Strutture commerciali costituite da ipermercato e annesso centro commerciale integrato – Cass., Sez. trib., Ord. 23 ottobre 2025, n. 28178

Si discute dell’assimilazione dei rifiuti speciali a quelli urbani nel caso in cui più soggetti gestiscono distinti locali facenti parte di un Centro commerciale. Il Comune non aveva mai svolto il servizio di raccolta rifiuti nell’area commerciale in cui si trovavano i propri locali della contribuente.

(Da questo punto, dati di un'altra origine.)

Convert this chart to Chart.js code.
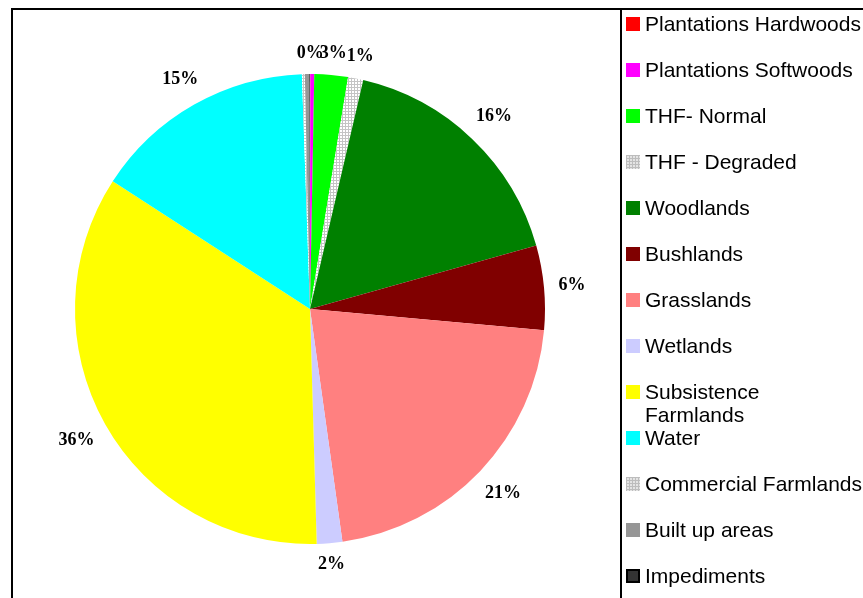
<!DOCTYPE html>
<html>
<head>
<meta charset="utf-8">
<script src="https://cdn.jsdelivr.net/npm/chart.js@4.4.1/dist/chart.umd.min.js"></script>
<style>
  html, body { margin:0; padding:0; background:#fff; }
  body { width:863px; height:598px; position:relative; overflow:hidden; font-family:"Liberation Sans", Arial, sans-serif; }
  #wrap { position:absolute; left:0; top:0; width:863px; height:598px; }
  .frame { position:absolute; left:11px; top:8px; width:900px; height:700px; border-left:2px solid #000; border-top:2px solid #000; }
  .legend-box { position:absolute; left:620px; top:8px; width:300px; height:700px; border-left:2px solid #000; }
  .legend { position:absolute; left:0; top:0; }
  .lg-item { position:absolute; left:645px; font-size:21px; line-height:23px; color:#000; white-space:nowrap; }
  .lg-sw { position:absolute; left:626px; width:14px; height:14px; box-sizing:border-box; }
</style>
</head>
<body>
<div class="frame"></div>
<div class="legend-box"></div>
<div id="wrap"><canvas id="pie" width="863" height="598"></canvas></div>
<div class="legend" id="legend"></div>
<script>
// ---- data ----------------------------------------------------------------
const categories = [
  'Plantations Hardwoods', 'Plantations Softwoods', 'THF- Normal', 'THF - Degraded',
  'Woodlands', 'Bushlands', 'Grasslands', 'Wetlands', 'Subsistence Farmlands',
  'Water', 'Commercial Farmlands', 'Built up areas', 'Impediments'
];
const shares = [0.02, 0.27, 2.3, 1.05, 17.0, 5.8, 21.35, 1.75, 34.6, 15.3, 0.2, 0.3, 0.05];
const shareLabels = ['0%', '', '3%', '1%', '16%', '6%', '21%', '2%', '36%', '15%', '', '', ''];
const sliceColors = ['#FF0000', '#FF00FF', '#00FF00', 'hatch', '#008000', '#800000', '#FF8080',
  '#CCCCFF', '#FFFF00', '#00FFFF', 'hatch', '#969696', '#333333'];
// legend wraps "Subsistence Farmlands" onto two lines
const legendLines = [
  ['Plantations Hardwoods'], ['Plantations Softwoods'], ['THF- Normal'], ['THF - Degraded'],
  ['Woodlands'], ['Bushlands'], ['Grasslands'], ['Wetlands'], ['Subsistence', 'Farmlands'],
  ['Water'], ['Commercial Farmlands'], ['Built up areas'], ['Impediments']
];

(() => {
  // light grey grid hatch used for the "degraded" and "commercial" slices
  const makeHatch = () => {
    const c = document.createElement('canvas');
    c.width = 3; c.height = 3;
    const g = c.getContext('2d');
    g.fillStyle = '#ffffff'; g.fillRect(0, 0, 3, 3);
    g.fillStyle = '#c4c4c4';
    g.fillRect(0, 0, 3, 1);
    g.fillRect(0, 0, 1, 3);
    return document.getElementById('pie').getContext('2d').createPattern(c, 'repeat');
  };
  const hatch = makeHatch();
  const fills = sliceColors.map(c => c === 'hatch' ? hatch : c);

  // outside-end percentage labels, Excel style
  const outsideLabels = {
    id: 'outsideLabels',
    afterDatasetsDraw(chart) {
      const ctx = chart.ctx;
      const meta = chart.getDatasetMeta(0);
      ctx.save();
      ctx.font = 'bold 18px "Liberation Serif", "Times New Roman", serif';
      ctx.fillStyle = '#000';
      ctx.textAlign = 'center';
      ctx.textBaseline = 'middle';
      meta.data.forEach((arc, i) => {
        const txt = shareLabels[i];
        if (!txt) return;
        const p = arc.getProps(['x', 'y', 'startAngle', 'endAngle', 'outerRadius'], true);
        const mid = (p.startAngle + p.endAngle) / 2;
        const cos = Math.cos(mid), sin = Math.sin(mid);
        const w = ctx.measureText(txt).width, h = 13;
        const rr = p.outerRadius + 14 + Math.abs(cos) * w / 2 + Math.abs(sin) * h / 2;
        ctx.fillText(txt, p.x + cos * rr, p.y + sin * rr);
      });
      ctx.restore();
    }
  };

  new Chart(document.getElementById('pie'), {
    type: 'pie',
    data: {
      labels: categories,
      datasets: [{
        data: shares,
        backgroundColor: fills,
        borderWidth: 0,
        hoverOffset: 0
      }]
    },
    options: {
      responsive: false,
      animation: false,
      layout: { padding: { left: 75, right: 318, top: 74, bottom: 54 } },
      plugins: { legend: { display: false }, tooltip: { enabled: false } }
    },
    plugins: [outsideLabels]
  });

  // legend drawn beside the chart, fixed 46px row pitch
  const legend = document.getElementById('legend');
  legend.innerHTML = categories.map((name, i) => {
    const top = 12 + 46 * i;
    const c = sliceColors[i];
    let sw = `background:${c};`;
    if (c === 'hatch') sw = 'background-color:#e4e4e4;background-image:linear-gradient(#bdbdbd 1px, transparent 1px),linear-gradient(90deg,#bdbdbd 1px, transparent 1px);background-size:3px 3px;';
    if (name === 'Impediments') sw += 'border:2px solid #000;';
    return `
      <div class="lg-sw" style="top:${17 + 46 * i}px;${sw}"></div>
      <div class="lg-item" style="top:${top}px;">${legendLines[i].join('<br>')}</div>`;
  }).join('');
})();
</script>
</body>
</html>
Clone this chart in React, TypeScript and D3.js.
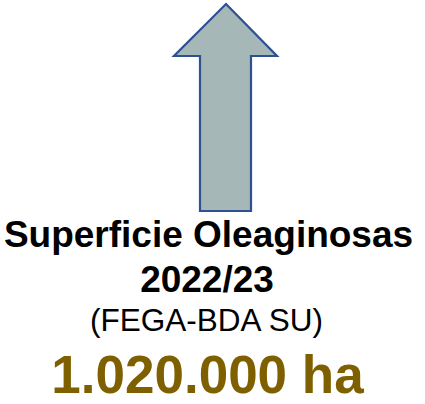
import React from "react";
import * as d3 from "d3";

const titleLines = ["Superficie Oleaginosas", "2022/23"];
const sourceLabel = "(FEGA-BDA SU)";
const valueHa = [1020000];
const unit = "ha";

const W = 425, H = 404;

export default function App() {
  const fmt = (v: number) => d3.format(",")(v).replace(/,/g, ".");
  const cx = 226;
  const arrow = d3.line()([
    [cx, 4], [277, 56], [251, 56], [251, 211], [200, 211], [200, 56], [174, 56], [cx, 4],
  ] as [number, number][]) as string;
  return (
    <svg width={W} height={H} style={{ position: "absolute", left: 0, top: 0 }} fontFamily="'Liberation Sans', Arial, sans-serif">
      <rect width={W} height={H} fill="#fff" />
      <path d={arrow + "Z"} fill="#a5b7b7" stroke="#2e5193" strokeWidth={2.2} strokeLinejoin="miter" />
      <text x={208.5} y={247} textAnchor="middle" fontWeight="bold" fontSize={37} fill="#000">{titleLines[0]}</text>
      <text x={207} y={292} textAnchor="middle" fontWeight="bold" fontSize={37} fill="#000">{titleLines[1]}</text>
      <text x={206.5} y={331} textAnchor="middle" fontSize={31.5} fill="#000">{sourceLabel}</text>
      <text x={207.5} y={393} textAnchor="middle" fontWeight="bold" fontSize={53} fill="#7f6000">{fmt(valueHa[0])} {unit}</text>
    </svg>
  );
}
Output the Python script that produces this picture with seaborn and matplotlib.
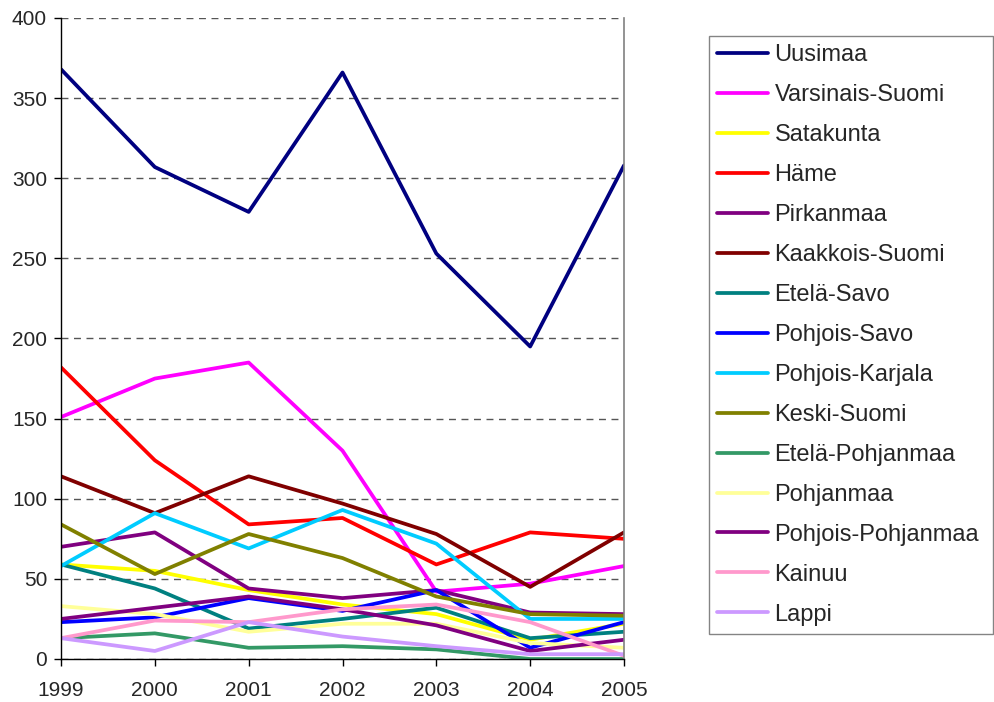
import matplotlib
matplotlib.use("Agg")
import matplotlib.pyplot as plt
import seaborn as sns
import pandas as pd

years = [1999, 2000, 2001, 2002, 2003, 2004, 2005]

regions = ["Uusimaa", "Varsinais-Suomi", "Satakunta", "Häme", "Pirkanmaa",
           "Kaakkois-Suomi", "Etelä-Savo", "Pohjois-Savo", "Pohjois-Karjala",
           "Keski-Suomi", "Etelä-Pohjanmaa", "Pohjanmaa", "Pohjois-Pohjanmaa",
           "Kainuu", "Lappi"]

uusimaa = [368, 307, 279, 366, 253, 195, 308]
varsinais_suomi = [151, 175, 185, 130, 42, 47, 58]
satakunta = [59, 55, 43, 34, 28, 12, 22]
hame = [182, 124, 84, 88, 59, 79, 75]
pirkanmaa = [70, 79, 44, 38, 43, 29, 28]
kaakkois_suomi = [114, 91, 114, 97, 78, 45, 79]
etela_savo = [59, 44, 19, 25, 32, 13, 17]
pohjois_savo = [23, 26, 38, 30, 43, 7, 23]
pohjois_karjala = [58, 91, 69, 93, 72, 25, 25]
keski_suomi = [84, 53, 78, 63, 39, 28, 27]
etela_pohjanmaa = [13, 16, 7, 8, 6, 0, 0]
pohjanmaa = [33, 28, 17, 22, 22, 10, 7]
pohjois_pohjanmaa = [25, 32, 39, 31, 21, 5, 12]
kainuu = [13, 24, 23, 31, 34, 23, 2]
lappi = [13, 5, 23, 14, 8, 3, 3]

series = [uusimaa, varsinais_suomi, satakunta, hame, pirkanmaa, kaakkois_suomi,
          etela_savo, pohjois_savo, pohjois_karjala, keski_suomi, etela_pohjanmaa,
          pohjanmaa, pohjois_pohjanmaa, kainuu, lappi]

colors = ["#000080", "#FF00FF", "#FFFF00", "#FF0000", "#800080", "#800000",
          "#008080", "#0000FF", "#00CCFF", "#808000", "#339966", "#FFFF99",
          "#800080", "#FF99CC", "#CC99FF"]

rows = []
for name, vals in zip(regions, series):
    for y, v in zip(years, vals):
        rows.append({"year": y, "value": v, "region": name})
df = pd.DataFrame(rows)

sns.set_style("white")
plt.rcParams["font.family"] = ["Liberation Sans", "DejaVu Sans"]

fig = plt.figure(figsize=(9.95, 7.02), dpi=100)
ax = fig.add_axes([61 / 995, 1 - 659 / 702, (624 - 61) / 995, (659 - 18) / 702])

sns.lineplot(data=df, x="year", y="value", hue="region", hue_order=regions,
             palette=dict(zip(regions, colors)), linewidth=2.7, ax=ax,
             legend=True)

ax.set_xlim(1999, 2005)
ax.set_ylim(0, 400)
ax.set_xticks(years)
ax.set_xticklabels([str(y) for y in years])
ax.set_yticks(range(0, 401, 50))
ax.set_xlabel("")
ax.set_ylabel("")
ax.yaxis.grid(True, linestyle=(0, (5, 4)), color="#555555", linewidth=1)
ax.xaxis.grid(False)
ax.set_axisbelow(True)
for s in ["left", "bottom"]:
    ax.spines[s].set_color("black")
    ax.spines[s].set_linewidth(1)
ax.spines["right"].set_color("#808080")
ax.spines["right"].set_linewidth(1.2)
ax.spines["top"].set_visible(False)
ax.tick_params(axis="both", which="both", direction="out", length=5, width=1,
               color="black", labelsize=15, bottom=True, left=True)
ax.tick_params(axis="x", pad=11)
ax.tick_params(axis="y", pad=5)

handles, labels = ax.get_legend_handles_labels()
ax.get_legend().remove()
leg = fig.legend(handles, labels, loc="upper left",
                 bbox_to_anchor=(709 / 995, 1 - 36 / 702, (993 - 709) / 995, 0.0001),
                 mode="expand", borderaxespad=0, frameon=True, fancybox=False,
                 fontsize=17, handlelength=2.16, handletextpad=0.25,
                 labelspacing=0.76, borderpad=0.36)
leg.get_frame().set_edgecolor("#666666")
leg.get_frame().set_linewidth(1)
for lh in leg.get_lines():
    lh.set_linewidth(2.7)

fig.savefig("out.png", dpi=100)
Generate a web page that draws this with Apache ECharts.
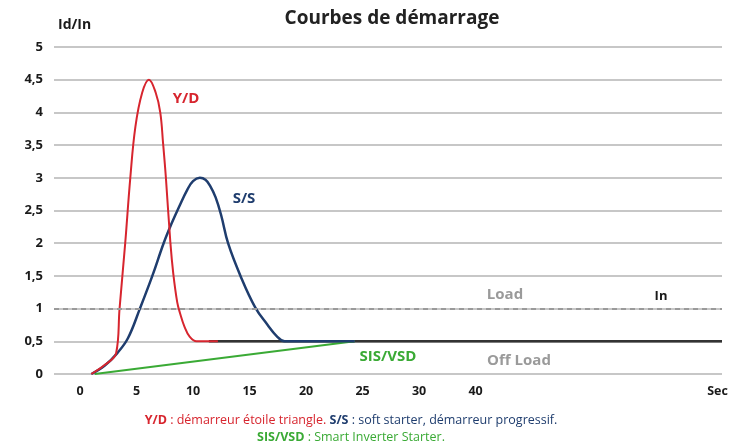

Dalla lettura del regolamento comunale si evince come la mancata assimilazione dei rifiuti speciali a quelli urbani opera solo in presenza di strutture commerciali caratterizzate dalla compresenza di un ipermercato – con cui si definisce l’attività commerciale della grande distribuzione svolta in un ambito di ampia dimensione – e da un centro commerciale (Cass. sent. 13 aprile 2023, n. 9949). Tale interpretazione è frutto del tenore letterale della norma che definisce le strutture commerciali, identificandole in quelle composte da un ipermercato e annesso centro commerciale integrato, termini che rendono evidente la necessaria compresenza di un ipermercato e di un centro commerciale; differente risulta essere la fattispecie in esame, caratterizzata da un insieme di attività commerciali facenti parte di un unico complesso centro commerciale.